Autoimmune disorders are a significant and widespread medical problem. For example, rheumatoid arthritis (RA) is an autoimmune disease affecting more than two million people in the United States. RA causes chronic inflammation of the joints and typically is a progressive illness that has the potential to cause joint destruction and functional disability. The cause of rheumatoid arthritis is unknown, although genetic predisposition, infectious agents and environmental factors have all been implicated in the etiology of the disease. In active RA, symptoms can include fatigue, lack of appetite, low grade fever, muscle and joint aches and stiffness. Also during disease flare ups, joints frequently become red, swollen, painful and tender, due to inflammation of the synovium.

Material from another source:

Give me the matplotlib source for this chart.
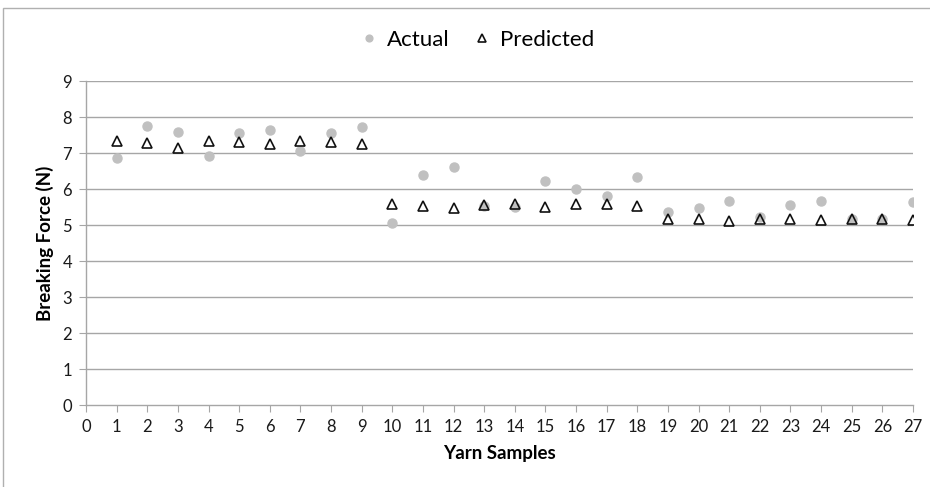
"""Breaking force of yarn samples: actual vs predicted"""

import matplotlib
matplotlib.use("Agg")
import matplotlib.pyplot as plt
from matplotlib.patches import Rectangle

samples = list(range(1, 28))

actual = [6.87, 7.75, 7.58, 6.92, 7.55, 7.65, 7.05, 7.55, 7.72,
          5.05, 6.38, 6.60, 5.52, 5.50, 6.22, 6.00, 5.80, 6.32,
          5.37, 5.48, 5.66, 5.22, 5.55, 5.68, 5.18, 5.18, 5.63]

predicted = [7.33, 7.27, 7.15, 7.33, 7.30, 7.24, 7.33, 7.30, 7.24,
             5.57, 5.54, 5.48, 5.56, 5.57, 5.51, 5.57, 5.57, 5.54,
             5.16, 5.17, 5.12, 5.17, 5.17, 5.14, 5.17, 5.17, 5.14]

x_ticks = list(range(0, 28))
y_ticks = list(range(0, 10))

plt.rcParams["font.family"] = ["Lato", "DejaVu Sans"]

fig = plt.figure(figsize=(9.30, 4.87), dpi=100)
ax = fig.add_axes([86 / 930, 1 - 405 / 487, (913 - 86) / 930, (405 - 81) / 487])

grid_color = "#a6a6a6"
for y in y_ticks[1:]:
    ax.axhline(y, color=grid_color, lw=1.0, zorder=0)

ax.plot(samples, actual, "o", color="#c0c0c0", ms=6.5, mec="#c0c0c0",
        label="Actual", zorder=2)
ax.plot(samples, predicted, "^", color="#111111", mfc="none", ms=7,
        mew=1.2, label="Predicted", zorder=3)

ax.set_xlim(0, 27)
ax.set_ylim(0, 9)
ax.set_xticks(x_ticks)
ax.set_yticks(y_ticks)
ax.tick_params(axis="both", direction="out", length=5, color=grid_color,
               labelsize=12, labelcolor="#1a1a1a", pad=5)

for side in ["top", "right"]:
    ax.spines[side].set_visible(False)
for side in ["left", "bottom"]:
    ax.spines[side].set_color(grid_color)
    ax.spines[side].set_linewidth(1.0)

ax.set_xlabel("Yarn Samples", fontsize=13.5, fontweight="bold", labelpad=7)
ax.set_ylabel("Breaking Force (N)", fontsize=13.5, fontweight="bold", labelpad=6)

fig.legend(*ax.get_legend_handles_labels(), loc="center",
           bbox_to_anchor=(476 / 930, 1 - 40 / 487), ncol=2, frameon=False,
           fontsize=16, handletextpad=0.3, columnspacing=1.0, markerscale=0.75,
           handlelength=1.0)

# chart area border (left and top edges)
fig.patches.append(Rectangle((3 / 930, -0.1), 1.1, 1.1 - 8 / 487,
                             transform=fig.transFigure, fill=False,
                             edgecolor="#b0b0b0", lw=1.0))

plt.savefig("out.png", dpi=100)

Furthermore, since RA is a systemic disease, inflammation can affect organs and areas of the body other than the joints, including glands of the eyes and mouth, the lung lining, the pericardium, and blood vessels.
Traditional treatments for the management of RA and other autoimmune disorders include fast acting “first line drugs” and slower acting “second line drugs.” The first line drugs reduce pain and inflammation. Example of such first line drugs include aspirin, naproxen, ibuprofen etodolac and other non-steroidal anti-inflammatory drugs (NSAIDs), as well as corticosteroids, given orally or injected directly into tissues and joints. The second line drugs promote disease remission and prevent progressive joint destruction and are also referred to as disease-modifying anti-rheumatic drugs or DMARDs. Examples of second line drugs include gold, hydrochloroquine, azulfidine and immunosuppressive agents, such as methotrexate, azathioprine, cyclophosphamide, chlorambucil and cyclosporine. Many of these drugs, however, can have detrimental side-effects. Thus, additional therapies for rheumatoid arthritis and other autoimmune disorders have been sought.
Tumor necrosis factor alpha (TNFα) is a cytokine produced by numerous cell types, including monocytes and macrophages, that was originally identified based on its ability to induce the necrosis of certain mouse tumors. Subsequently, a factor termed cachectin, associated with cachexia, was shown to be identical to TNFα. TNFα has been implicated in the pathophysiology of a variety of other human diseases and disorders, including shock, sepsis, infections, autoimmune diseases, RA, Crohn's disease, transplant rejection and graft-versus-host disease.
Because of the harmful role of human TNFα (hTNFα) in a variety of human disorders, therapeutic strategies have been designed to inhibit or counteract hTNFα activity. In particular, antibodies that bind to, and neutralize, hTNFα have been sought as a means to inhibit hTNFα activity. Some of the earliest of such antibodies were mouse monoclonal antibodies (mAbs) secreted by hybridomas prepared from lymphocytes of mice immunized with hTNFα (see, e.g., U.S. Pat. No. 5,231,024). While these mouse anti-hTNFα antibodies often displayed high affinity for hTNFα and were able to neutralize hTNFα activity, their use in vivo has been limited by problems associated with the administration of mouse antibodies to humans, such as a short serum half-life, an inability to trigger certain human effector functions, and elicitation of an unwanted immune response against the mouse antibody in a human (the “human anti-mouse antibody” (HAMA) reaction).
More recently, biological therapies have been applied to the treatment of autoimmune disorders such as rheumatoid arthritis. For example, four TNFα inhibitors, REMICADE™ (infliximab), a chimeric anti-TNFα mAb, ENBREL™ (etanercept), a TNFR-Ig Fc fusion protein, HUMIRA™ (adalimumab), a human anti-TNFα mAb, and CIMZIA® (certolizumab pegol), a PEGylated Fab fragment, have been approved by the FDA for treatment of rheumatoid arthritis. CIMZIA® is also used for the treatment of moderate to severe Crohn's disease (CD). While such biologic therapies have demonstrated success in the treatment of rheumatoid arthritis and other autoimmune disorders such as CD, not all subjects treated respond, or respond well, to such therapy.
Moreover, administration of TNFα inhibitors can induce an immune response to the drug and lead to the production of anti-drug antibodies (ADA) such as human anti-chimeric antibodies (HACA), human anti-humanized antibodies (HAHA), and human anti-mouse antibodies (HAMA). Such HACA, HAHA, or HAMA immune responses can be associated with hypersensitive reactions and dramatic changes in pharmacokinetics and biodistribution of the immunotherapeutic TNFα inhibitor that preclude further treatment with the drug. In addition, the presence of particular isotypes of HACA, HAHA, or HAMA is associated with different clinical outcomes in subjects receiving anti-TNFα therapy.
Accordingly, there is a need in the art for assays to detect the presence or level of a specific ADA isotype or a particular combination of ADA isotypes in a sample. There is also a need in the art for methods to select an appropriate course of anti-TNFα therapy, to monitor anti-TNFα therapy, and/or to guide treatment decisions. The present invention satisfies these needs and provides related advantages as well.